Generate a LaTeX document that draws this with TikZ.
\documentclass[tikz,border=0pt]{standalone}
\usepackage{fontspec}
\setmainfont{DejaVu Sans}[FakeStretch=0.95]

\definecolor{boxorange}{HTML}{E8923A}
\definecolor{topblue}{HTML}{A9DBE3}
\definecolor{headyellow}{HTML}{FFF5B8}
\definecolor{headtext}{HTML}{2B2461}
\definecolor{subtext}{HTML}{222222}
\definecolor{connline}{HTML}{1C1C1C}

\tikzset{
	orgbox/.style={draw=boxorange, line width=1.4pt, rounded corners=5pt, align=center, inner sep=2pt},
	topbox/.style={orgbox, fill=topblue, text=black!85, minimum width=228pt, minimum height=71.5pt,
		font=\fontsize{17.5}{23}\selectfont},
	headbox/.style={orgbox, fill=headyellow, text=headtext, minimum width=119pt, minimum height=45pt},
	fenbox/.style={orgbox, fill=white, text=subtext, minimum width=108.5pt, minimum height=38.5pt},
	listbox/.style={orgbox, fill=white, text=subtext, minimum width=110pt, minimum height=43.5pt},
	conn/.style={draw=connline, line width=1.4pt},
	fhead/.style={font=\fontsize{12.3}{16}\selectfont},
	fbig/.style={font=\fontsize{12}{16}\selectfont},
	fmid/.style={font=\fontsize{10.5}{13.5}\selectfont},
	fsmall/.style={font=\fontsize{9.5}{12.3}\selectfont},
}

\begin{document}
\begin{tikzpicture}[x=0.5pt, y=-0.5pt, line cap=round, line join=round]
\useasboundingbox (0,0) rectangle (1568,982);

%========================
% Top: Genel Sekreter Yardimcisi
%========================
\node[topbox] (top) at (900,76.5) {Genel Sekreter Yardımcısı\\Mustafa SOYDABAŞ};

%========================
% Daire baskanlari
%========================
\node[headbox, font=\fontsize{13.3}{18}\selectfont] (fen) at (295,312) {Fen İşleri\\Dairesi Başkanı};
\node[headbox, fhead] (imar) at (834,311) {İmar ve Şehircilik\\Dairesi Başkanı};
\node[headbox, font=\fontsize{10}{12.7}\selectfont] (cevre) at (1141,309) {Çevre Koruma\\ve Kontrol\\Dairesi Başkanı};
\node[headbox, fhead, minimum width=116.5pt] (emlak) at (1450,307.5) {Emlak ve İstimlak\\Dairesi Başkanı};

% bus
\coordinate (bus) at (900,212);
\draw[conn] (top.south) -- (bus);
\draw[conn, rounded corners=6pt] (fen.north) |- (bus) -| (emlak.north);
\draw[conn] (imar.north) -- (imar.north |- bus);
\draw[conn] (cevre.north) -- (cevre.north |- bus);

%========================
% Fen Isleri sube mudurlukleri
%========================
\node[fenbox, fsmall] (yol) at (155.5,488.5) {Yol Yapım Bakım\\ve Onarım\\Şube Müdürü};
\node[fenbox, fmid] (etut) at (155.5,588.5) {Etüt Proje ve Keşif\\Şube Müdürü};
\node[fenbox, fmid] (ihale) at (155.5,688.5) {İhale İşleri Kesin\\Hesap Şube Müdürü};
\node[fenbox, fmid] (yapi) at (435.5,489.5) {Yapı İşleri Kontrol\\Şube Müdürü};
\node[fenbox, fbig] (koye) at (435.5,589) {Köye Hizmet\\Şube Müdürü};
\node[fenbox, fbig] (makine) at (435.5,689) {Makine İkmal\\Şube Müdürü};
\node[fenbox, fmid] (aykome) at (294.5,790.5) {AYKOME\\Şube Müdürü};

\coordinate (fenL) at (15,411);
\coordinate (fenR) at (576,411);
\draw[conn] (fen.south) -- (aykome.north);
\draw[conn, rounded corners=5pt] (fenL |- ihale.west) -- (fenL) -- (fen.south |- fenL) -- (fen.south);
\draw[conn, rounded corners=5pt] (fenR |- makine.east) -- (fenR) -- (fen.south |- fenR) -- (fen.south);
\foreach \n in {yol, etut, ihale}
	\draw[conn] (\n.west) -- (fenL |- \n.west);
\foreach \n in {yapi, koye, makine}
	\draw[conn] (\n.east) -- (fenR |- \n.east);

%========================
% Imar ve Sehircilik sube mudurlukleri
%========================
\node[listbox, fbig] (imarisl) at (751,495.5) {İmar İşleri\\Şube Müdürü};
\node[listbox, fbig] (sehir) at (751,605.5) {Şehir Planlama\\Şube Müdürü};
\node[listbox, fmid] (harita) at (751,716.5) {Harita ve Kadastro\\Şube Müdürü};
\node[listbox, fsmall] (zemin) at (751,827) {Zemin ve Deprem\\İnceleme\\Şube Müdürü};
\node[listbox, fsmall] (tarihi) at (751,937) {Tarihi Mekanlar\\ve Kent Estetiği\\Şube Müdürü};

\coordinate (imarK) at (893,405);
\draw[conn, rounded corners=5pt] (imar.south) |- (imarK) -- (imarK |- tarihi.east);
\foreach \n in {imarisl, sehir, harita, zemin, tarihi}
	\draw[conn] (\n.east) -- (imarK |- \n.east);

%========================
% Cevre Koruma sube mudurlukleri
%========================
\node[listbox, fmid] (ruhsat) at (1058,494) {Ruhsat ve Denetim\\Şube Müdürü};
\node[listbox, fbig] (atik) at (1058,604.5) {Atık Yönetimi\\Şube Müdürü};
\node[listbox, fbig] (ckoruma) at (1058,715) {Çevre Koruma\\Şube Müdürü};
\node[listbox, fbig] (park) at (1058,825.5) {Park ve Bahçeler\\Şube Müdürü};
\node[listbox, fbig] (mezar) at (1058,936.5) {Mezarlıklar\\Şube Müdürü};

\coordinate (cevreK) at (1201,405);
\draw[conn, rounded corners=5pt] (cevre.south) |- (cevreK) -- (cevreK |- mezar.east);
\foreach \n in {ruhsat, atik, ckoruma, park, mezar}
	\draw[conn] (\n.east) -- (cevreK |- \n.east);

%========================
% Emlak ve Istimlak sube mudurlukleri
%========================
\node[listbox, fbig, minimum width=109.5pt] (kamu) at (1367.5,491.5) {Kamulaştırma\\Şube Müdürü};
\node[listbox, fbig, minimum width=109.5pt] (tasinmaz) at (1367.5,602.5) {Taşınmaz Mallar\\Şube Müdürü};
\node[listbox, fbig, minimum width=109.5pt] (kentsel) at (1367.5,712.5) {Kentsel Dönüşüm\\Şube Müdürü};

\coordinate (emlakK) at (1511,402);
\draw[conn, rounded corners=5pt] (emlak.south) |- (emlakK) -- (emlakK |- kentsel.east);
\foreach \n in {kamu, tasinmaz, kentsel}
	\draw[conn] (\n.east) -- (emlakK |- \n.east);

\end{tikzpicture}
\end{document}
◆ ◆ ◆ ◆ ◆ ◆ ◆
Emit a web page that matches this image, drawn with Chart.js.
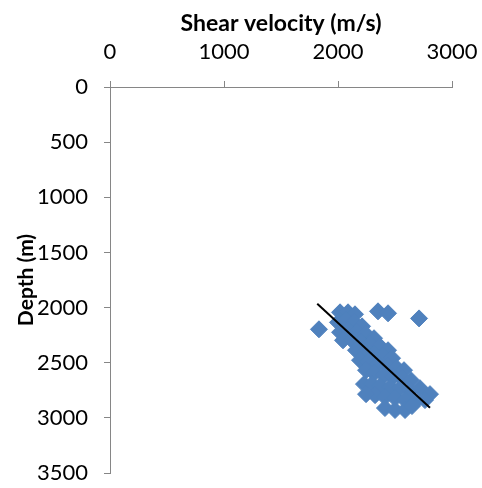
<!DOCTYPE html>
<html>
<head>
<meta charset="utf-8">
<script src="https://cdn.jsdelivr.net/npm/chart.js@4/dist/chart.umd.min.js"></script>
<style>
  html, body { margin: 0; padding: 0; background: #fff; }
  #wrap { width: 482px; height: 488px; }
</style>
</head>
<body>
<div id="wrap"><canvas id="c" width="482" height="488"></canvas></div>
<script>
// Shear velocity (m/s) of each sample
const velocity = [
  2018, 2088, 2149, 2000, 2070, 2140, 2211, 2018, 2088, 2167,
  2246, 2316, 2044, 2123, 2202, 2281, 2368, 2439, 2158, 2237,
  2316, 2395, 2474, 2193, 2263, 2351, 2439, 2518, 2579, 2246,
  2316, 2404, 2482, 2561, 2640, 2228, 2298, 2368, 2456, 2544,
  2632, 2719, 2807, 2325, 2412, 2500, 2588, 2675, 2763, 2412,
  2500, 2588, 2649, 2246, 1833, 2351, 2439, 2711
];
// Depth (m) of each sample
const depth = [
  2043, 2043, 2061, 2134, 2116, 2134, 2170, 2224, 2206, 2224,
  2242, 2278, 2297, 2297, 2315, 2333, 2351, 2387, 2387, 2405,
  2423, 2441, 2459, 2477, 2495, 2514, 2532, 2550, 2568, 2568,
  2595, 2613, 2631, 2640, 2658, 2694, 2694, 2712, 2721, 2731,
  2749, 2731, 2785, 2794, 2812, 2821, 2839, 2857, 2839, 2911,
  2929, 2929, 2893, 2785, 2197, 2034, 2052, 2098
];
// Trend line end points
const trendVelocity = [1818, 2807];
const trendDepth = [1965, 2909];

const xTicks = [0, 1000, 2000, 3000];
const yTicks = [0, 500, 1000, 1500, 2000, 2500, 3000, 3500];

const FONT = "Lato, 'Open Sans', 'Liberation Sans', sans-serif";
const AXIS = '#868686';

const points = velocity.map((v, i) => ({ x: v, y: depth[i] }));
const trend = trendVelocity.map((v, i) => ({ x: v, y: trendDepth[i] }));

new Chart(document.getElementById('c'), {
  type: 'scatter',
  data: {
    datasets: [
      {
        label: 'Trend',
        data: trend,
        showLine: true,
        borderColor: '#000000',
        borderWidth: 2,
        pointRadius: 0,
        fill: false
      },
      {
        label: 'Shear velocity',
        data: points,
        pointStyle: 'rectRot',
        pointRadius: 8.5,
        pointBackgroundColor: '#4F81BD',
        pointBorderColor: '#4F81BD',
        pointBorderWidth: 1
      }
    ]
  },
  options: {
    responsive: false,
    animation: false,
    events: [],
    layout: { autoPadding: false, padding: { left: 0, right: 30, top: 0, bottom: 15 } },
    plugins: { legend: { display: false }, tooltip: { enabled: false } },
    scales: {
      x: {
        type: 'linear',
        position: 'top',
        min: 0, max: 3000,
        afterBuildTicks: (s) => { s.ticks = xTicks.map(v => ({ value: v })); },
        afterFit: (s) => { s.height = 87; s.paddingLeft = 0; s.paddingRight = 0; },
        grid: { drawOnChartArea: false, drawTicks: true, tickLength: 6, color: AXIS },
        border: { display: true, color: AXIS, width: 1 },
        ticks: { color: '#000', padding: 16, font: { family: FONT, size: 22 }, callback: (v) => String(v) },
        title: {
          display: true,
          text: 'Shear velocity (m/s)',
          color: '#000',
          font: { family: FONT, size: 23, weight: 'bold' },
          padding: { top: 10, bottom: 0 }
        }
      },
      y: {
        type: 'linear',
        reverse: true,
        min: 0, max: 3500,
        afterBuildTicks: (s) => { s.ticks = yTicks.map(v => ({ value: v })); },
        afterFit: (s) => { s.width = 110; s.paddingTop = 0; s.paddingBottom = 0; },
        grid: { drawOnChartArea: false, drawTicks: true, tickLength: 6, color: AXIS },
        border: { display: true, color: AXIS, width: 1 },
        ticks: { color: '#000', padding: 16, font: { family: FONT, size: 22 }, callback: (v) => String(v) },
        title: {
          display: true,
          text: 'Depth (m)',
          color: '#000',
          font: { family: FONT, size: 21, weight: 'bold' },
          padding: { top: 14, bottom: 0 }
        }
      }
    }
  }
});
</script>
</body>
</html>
◆ ◆ ◆ ◆ ◆ ◆ ◆
In the material above, locate the line containing "Generate a LaTeX" and the line containing "(top) at (900,76.5)". Transcribe exactly those two lines and every line between them, and nothing more.

Generate a LaTeX document that draws this with TikZ.
\documentclass[tikz,border=0pt]{standalone}
\usepackage{fontspec}
\setmainfont{DejaVu Sans}[FakeStretch=0.95]

\definecolor{boxorange}{HTML}{E8923A}
\definecolor{topblue}{HTML}{A9DBE3}
\definecolor{headyellow}{HTML}{FFF5B8}
\definecolor{headtext}{HTML}{2B2461}
\definecolor{subtext}{HTML}{222222}
\definecolor{connline}{HTML}{1C1C1C}

\tikzset{
	orgbox/.style={draw=boxorange, line width=1.4pt, rounded corners=5pt, align=center, inner sep=2pt},
	topbox/.style={orgbox, fill=topblue, text=black!85, minimum width=228pt, minimum height=71.5pt,
		font=\fontsize{17.5}{23}\selectfont},
	headbox/.style={orgbox, fill=headyellow, text=headtext, minimum width=119pt, minimum height=45pt},
	fenbox/.style={orgbox, fill=white, text=subtext, minimum width=108.5pt, minimum height=38.5pt},
	listbox/.style={orgbox, fill=white, text=subtext, minimum width=110pt, minimum height=43.5pt},
	conn/.style={draw=connline, line width=1.4pt},
	fhead/.style={font=\fontsize{12.3}{16}\selectfont},
	fbig/.style={font=\fontsize{12}{16}\selectfont},
	fmid/.style={font=\fontsize{10.5}{13.5}\selectfont},
	fsmall/.style={font=\fontsize{9.5}{12.3}\selectfont},
}

\begin{document}
\begin{tikzpicture}[x=0.5pt, y=-0.5pt, line cap=round, line join=round]
\useasboundingbox (0,0) rectangle (1568,982);

%========================
% Top: Genel Sekreter Yardimcisi
%========================
\node[topbox] (top) at (900,76.5) {Genel Sekreter Yardımcısı\\Mustafa SOYDABAŞ};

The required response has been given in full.